Mayor Ron Littlefield on Tuesday morning made a push for the administration's recommended pay increase, saying it is the most "fair and balanced" way to dole out some $3 million in employee raises.
To sweeten the pot, he offered to extend $75 per year longevity pay to all fire and police employees who qualify, though he said that would push the total package to $3,275,000.
The Littlefield plan includes $1.3 million to the police department for its career development program, $1.
3 million for a three percent across the board increase to the 1,424 civilian employees and $675,000 for the broadened longevity pay.
However, there remained a split on the City Council on the pay increase issue.
The council on Tuesday night voted 7-2 to approve the budget on first reading. But Carol Berz, who heads the finance committee, said the council could still iron out the pay increase issue prior to the final vote next Tuesday night.
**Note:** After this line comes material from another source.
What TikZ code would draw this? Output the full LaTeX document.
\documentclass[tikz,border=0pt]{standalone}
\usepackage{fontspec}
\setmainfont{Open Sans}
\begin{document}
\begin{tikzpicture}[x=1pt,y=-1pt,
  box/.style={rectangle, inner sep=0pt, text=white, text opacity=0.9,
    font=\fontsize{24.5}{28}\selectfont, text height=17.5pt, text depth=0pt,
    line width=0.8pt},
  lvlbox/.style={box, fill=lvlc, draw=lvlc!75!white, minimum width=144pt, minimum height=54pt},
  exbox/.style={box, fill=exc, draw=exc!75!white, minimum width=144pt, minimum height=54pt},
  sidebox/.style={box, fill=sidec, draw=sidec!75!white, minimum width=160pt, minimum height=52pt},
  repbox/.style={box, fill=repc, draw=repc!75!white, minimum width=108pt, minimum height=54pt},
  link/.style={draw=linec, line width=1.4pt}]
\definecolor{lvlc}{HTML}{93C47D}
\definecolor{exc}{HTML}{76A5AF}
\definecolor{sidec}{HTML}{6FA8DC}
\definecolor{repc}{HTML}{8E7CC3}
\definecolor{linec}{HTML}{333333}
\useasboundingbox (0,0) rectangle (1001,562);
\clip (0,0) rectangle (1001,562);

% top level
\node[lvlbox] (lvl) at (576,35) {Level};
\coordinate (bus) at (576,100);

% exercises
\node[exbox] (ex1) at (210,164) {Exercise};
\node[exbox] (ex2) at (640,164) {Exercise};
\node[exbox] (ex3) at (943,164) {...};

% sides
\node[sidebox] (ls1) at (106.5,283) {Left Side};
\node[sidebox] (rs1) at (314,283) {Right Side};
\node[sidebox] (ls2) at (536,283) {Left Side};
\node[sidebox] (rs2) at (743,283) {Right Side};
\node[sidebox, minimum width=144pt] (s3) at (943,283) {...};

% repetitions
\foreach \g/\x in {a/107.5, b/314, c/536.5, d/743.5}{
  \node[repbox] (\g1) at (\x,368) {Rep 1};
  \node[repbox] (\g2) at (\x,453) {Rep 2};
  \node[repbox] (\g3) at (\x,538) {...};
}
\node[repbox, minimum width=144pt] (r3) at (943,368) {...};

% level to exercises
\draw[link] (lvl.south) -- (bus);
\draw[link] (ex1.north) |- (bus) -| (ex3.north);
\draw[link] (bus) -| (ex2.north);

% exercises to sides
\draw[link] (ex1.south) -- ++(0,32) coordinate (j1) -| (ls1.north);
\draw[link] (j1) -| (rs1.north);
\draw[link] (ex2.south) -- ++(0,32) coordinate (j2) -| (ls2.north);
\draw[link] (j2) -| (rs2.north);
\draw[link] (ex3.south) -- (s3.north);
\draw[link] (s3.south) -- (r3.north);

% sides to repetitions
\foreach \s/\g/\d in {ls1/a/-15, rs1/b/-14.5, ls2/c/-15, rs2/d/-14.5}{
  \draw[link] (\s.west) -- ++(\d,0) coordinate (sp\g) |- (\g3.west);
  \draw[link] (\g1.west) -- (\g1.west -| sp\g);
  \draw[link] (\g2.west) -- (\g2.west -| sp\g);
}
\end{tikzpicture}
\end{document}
Only Council members Jack Benson and Manny Rico indicated they would go along with the administration's proposal.
Pam Ladd and Deborah Scott said they favored limiting the raises to the $1.3 million for the police and three percent for civilian employees.
Andrae McGary and Peter Murphy said they are for the $1.3 million for police, the longevity pay and 1.5 percent across the board for all employees.
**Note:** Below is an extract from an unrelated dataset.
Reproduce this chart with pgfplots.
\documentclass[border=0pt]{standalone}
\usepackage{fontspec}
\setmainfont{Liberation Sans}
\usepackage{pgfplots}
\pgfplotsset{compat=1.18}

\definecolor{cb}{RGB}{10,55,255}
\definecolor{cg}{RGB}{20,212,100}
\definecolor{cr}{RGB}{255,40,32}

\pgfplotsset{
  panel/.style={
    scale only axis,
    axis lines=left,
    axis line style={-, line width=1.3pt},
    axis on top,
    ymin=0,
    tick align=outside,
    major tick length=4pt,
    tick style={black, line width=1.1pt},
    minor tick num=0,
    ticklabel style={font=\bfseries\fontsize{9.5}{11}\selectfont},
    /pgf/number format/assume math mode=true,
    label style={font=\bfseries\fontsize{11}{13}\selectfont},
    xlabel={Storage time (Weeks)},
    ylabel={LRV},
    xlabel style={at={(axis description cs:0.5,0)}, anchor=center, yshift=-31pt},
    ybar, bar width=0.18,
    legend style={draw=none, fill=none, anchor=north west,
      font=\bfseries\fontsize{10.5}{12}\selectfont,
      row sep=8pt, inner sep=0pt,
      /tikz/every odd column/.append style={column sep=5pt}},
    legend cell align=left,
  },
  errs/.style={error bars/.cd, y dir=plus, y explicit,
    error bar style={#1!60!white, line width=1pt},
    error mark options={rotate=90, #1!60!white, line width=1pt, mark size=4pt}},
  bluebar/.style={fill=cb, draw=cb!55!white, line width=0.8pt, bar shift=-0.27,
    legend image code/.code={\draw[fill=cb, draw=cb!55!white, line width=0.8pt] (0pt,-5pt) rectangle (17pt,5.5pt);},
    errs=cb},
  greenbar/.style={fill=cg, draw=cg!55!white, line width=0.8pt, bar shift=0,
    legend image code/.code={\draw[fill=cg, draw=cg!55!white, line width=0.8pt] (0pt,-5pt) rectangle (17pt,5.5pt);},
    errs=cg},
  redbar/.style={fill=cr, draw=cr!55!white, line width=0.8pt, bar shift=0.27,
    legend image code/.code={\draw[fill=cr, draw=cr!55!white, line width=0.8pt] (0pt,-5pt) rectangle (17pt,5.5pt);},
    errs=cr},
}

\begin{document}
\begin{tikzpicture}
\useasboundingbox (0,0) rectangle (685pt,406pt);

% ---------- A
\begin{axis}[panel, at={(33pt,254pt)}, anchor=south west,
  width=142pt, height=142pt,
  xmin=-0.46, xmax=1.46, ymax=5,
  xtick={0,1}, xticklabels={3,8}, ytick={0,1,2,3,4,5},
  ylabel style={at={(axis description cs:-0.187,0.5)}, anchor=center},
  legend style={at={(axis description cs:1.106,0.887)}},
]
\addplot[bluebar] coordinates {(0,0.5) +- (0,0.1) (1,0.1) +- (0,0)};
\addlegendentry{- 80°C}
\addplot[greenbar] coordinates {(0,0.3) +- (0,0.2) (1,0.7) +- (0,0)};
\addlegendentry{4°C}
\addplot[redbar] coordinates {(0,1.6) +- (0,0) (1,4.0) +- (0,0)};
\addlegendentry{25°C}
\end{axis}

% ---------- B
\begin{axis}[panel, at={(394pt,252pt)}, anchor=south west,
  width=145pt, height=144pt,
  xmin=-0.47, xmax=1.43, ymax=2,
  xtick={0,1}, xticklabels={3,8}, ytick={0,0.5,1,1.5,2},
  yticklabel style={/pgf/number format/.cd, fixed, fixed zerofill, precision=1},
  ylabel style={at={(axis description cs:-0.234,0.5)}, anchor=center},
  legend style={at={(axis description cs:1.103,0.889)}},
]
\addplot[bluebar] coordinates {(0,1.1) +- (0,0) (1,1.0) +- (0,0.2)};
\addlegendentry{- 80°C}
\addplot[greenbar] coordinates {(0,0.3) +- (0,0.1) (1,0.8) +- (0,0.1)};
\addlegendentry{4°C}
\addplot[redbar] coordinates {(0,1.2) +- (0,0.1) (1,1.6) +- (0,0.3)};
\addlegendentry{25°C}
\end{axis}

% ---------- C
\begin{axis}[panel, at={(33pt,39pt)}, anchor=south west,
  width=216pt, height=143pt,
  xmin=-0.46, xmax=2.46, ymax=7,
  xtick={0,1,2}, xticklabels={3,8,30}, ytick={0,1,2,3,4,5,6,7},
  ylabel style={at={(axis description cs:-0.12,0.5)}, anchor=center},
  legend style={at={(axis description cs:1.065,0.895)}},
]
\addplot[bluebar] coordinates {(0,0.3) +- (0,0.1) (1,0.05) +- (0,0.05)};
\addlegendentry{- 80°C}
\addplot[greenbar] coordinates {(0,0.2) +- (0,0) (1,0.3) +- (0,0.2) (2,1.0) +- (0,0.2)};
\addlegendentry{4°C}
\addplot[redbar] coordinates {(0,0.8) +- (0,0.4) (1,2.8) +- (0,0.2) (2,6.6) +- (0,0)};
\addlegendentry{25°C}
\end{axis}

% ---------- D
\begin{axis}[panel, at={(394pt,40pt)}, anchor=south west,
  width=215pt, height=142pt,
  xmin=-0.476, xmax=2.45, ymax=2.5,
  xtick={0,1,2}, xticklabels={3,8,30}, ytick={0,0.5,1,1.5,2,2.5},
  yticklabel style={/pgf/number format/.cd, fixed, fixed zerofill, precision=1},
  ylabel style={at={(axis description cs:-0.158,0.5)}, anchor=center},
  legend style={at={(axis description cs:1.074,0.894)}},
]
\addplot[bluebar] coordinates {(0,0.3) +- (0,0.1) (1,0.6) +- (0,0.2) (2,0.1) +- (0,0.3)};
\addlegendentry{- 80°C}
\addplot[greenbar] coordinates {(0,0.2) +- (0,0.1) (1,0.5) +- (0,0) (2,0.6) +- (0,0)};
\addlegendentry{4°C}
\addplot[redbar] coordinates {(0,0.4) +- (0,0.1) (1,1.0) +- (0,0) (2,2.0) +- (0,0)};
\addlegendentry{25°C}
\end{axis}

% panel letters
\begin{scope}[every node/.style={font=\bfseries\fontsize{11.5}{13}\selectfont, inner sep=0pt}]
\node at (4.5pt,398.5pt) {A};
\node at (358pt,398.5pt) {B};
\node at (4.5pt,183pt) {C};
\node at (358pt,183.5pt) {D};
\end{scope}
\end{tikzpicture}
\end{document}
Russell Gilbert and Sally Robinson got to the meeting late and did not offer opinions.
Mayor Littlefield said of his plan, "If you go any other way, it will not be fair and balanced."
He said fire and police "are special and they have special plans and benefits."
The mayor said since 2007 all but about 100 police officers have gotten some form of raises. He said those who didn't chose not to get involved in the career ladder program.
He said fire and police pension benefits are far and above those of civilians. He said the average fire and police pension is $31,190 and the average civilian pension is $14,685.